We affirm. This dispute raises an issue of first impression as to whether a town's withdrawal from a CAP truncates an assessor's term of office (see RPTL 579 [3] [a]; [4] [b]). There is no dispute here that the Town is required to appoint an assessor, whose term of office shall be six years (see RPTL 310 [1], [2]), and that an assessor is a public officer who ordinarily may only be removed from office for cause under Public Officers Law § 36. The question presented is whether a CAP changes this structure. The governing statute, RPTL 579, seemingly has conflicting provisions. Specifically, the statute provides that an assessor's term shall be as defined in RPTL 310, i.e., six years (see RPTL 579 [3] [a]).
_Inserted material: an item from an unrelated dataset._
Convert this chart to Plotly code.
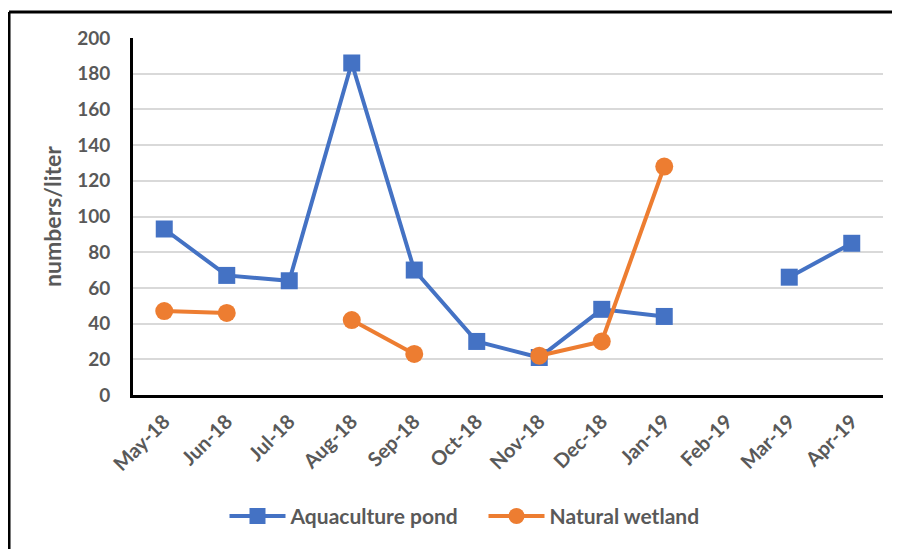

However, the statute further provides that a member may withdraw from a CAP at any time, provided that it does so at least 45 days before the next taxable status date (see RPTL 579 [4] [b]). The only defined statutory consequence of withdrawal is that "the agreement between or among the remaining participants shall be deemed amended to remove any references to the assessing unit that has withdrawn" (RPTL 579 [4] [b]). The statute is otherwise silent as to what happens to an assessor's term when, as here, a CAP member opts to withdraw prior to the expiration of the term.

In construing a statute, our primary objective is to determine the Legislature's intention, giving due effect to the plain meaning of unambiguous statutory language (see Matter of Albany Law School v New York State Off. of Mental Retardation & Dev. Disabilities, 19 NY3d 106, 120 [2012]). Where, as here, we having competing provisions, it is instructive to keep in mind that "a statute must be construed as a whole and that its various sections must be considered with reference to one another" (id.), while recognizing that "a statutory construction which renders one part meaningless should be avoided" (Rocovich v Consolidated Edison Co., 78 NY2d 509, 515 [1991]). With these principles in mind, we find it telling that RPTL 579 was amended in 2009 to, among other things, clarify that an assessor appointed in a CAP receives a six-year term and to shorten the notice period for a member to withdraw (see L 2009, ch 46, §§ 1-3 [eff May 29, 2009]). The adoption of these companion provisions leads us to conclude that the Legislature intended an assessor's six-year term to remain intact, even where a CAP member opts to withdraw. Insofar as the assessor is concerned, the effect of withdrawal is merely delayed until the assessor's term expires, at which time the assessing unit is free to choose a new assessor, without approval from any other assessing unit. We are mindful that the Department of Taxation and Finance held, in an opinion of counsel issued in 1997, that the adoption of a CAP "may truncate the term of office of an incumbent appointed assessor," but that is not the situation presented here. Nor is that letter opinion binding, particularly in view of the 2009 amendment to RPTL 579 (see Matter of Batti v Town of Austerlitz, 71 AD3d 1260, 1261-1262 [2010]).

We conclude that petitioner's term of office did not end when the Town withdrew from the CAP and that petitioner held a right to continued employment until the expiration of his term.

Lahtinen, J.P., McCarthy and Egan Jr., JJ., concur.

ORDERED that the judgment is affirmed, with costs.

Footnotes

Footnote 1: After respondents removed the case to federal court, the United States District Court for the Northern District of New York abstained from exercising jurisdiction pending the resolution of the underlying statutory dispute in state court, while staying petitioner's claims pursuant to 42 USC § 1983.

Footnote 2: Since petitioner's term had already ended, Supreme Court declined to reinstate petitioner to his position as Town Assessor. Given that petitioner did not appeal from the determination and expressly seeks to affirm the judgment in his brief, we do not address the corrollary issue of back pay.